Synthetic spectra and light curves of Type Ia supernovae

To bridge the gap between hydrodynamical explosion models of thermonuclear supernovae and the observed spectra and light curves of Type Ia supernovae radiative transfer simulations in the supernova ejecta must be carried out. In this thesis a Monte Carlo code for modelling time-dependent three-dimensional spectral synthesis in chemically inhomogeneous models of Type Ia supernova ejecta is presented. Following the propagation of γ-ray photons, emitted by the radioactive decay of the nucleosynthesis products, energy is deposited in the supernova ejecta and the radiative transfer problem is solved self-consistently. Assuming a photoionization dominated plasma, the equations of ionization equilibrium are solved together with the thermal balance equation adopting an approximate treatment of excitation. Using a generalized treatment of line formation the introduction of any free parameters is avoided and the radiative transfer calculation depends only on the input model and atomic data, thus giving a maximum of predictive power for a given hydrodynamical explosion model. The operation of this code is verified using a well-known one-dimensional explosion model and the role of various effects in the radiative transfer simulation is studied.

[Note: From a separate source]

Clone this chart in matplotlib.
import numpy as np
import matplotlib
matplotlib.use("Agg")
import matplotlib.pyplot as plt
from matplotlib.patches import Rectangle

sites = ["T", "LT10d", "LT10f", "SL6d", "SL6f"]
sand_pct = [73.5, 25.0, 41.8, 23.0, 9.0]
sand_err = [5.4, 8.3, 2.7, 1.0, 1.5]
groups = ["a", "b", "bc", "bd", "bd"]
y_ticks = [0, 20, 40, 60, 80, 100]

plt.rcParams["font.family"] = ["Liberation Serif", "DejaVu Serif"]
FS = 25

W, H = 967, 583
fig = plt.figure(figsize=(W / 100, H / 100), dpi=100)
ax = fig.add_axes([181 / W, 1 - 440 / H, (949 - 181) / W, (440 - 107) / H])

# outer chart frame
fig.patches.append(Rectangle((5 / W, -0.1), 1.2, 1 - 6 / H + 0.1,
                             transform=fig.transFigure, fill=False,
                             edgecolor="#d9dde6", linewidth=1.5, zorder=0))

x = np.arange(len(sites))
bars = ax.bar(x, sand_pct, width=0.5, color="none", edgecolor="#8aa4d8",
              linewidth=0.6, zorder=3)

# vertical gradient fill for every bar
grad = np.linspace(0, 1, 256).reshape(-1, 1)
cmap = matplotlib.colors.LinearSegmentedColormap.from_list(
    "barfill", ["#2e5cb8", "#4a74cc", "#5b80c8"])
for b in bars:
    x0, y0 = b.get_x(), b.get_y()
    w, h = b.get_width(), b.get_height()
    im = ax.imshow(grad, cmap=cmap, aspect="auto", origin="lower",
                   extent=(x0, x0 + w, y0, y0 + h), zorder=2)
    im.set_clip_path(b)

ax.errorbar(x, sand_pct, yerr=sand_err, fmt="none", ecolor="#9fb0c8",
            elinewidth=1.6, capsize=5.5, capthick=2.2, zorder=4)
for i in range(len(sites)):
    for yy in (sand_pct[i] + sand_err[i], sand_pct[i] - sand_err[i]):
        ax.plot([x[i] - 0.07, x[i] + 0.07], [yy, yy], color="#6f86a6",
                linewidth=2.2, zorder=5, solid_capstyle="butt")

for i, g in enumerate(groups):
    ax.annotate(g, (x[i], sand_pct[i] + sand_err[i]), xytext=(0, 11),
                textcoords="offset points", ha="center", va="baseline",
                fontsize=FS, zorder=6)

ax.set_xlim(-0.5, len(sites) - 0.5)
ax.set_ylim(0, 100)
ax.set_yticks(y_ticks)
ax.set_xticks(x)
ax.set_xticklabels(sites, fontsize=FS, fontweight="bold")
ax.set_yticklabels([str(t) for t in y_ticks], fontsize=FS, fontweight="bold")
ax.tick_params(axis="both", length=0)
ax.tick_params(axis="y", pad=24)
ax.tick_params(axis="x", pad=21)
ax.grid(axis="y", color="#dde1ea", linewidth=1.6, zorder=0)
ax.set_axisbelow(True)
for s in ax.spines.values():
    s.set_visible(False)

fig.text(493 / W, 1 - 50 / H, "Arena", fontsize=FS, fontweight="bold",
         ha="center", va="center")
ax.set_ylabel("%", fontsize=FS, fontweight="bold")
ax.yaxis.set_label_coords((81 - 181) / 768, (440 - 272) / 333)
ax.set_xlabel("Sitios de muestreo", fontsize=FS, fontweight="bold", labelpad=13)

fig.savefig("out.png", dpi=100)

In particular, the influence of the ionization treatment and the completeness of the atomic data set used to derive the opacities are investigated. A simple two-dimensional toy model is used to quantify the effects of asphericity on the observables. Finally, the new code is applied to obtain synthetic observables for a selection of up-to-date explosion models of the hydrodynamics group at the Max Planck Institute for Astrophysics and comparisons with observational data are made. In particular, the observational signatures of different explosion mechanisms (pure deflagration and delayed-detonation) in Chandrasekhar-mass models are investigated and possible progenitor scenarios for sub-luminous SNe Ia are explored.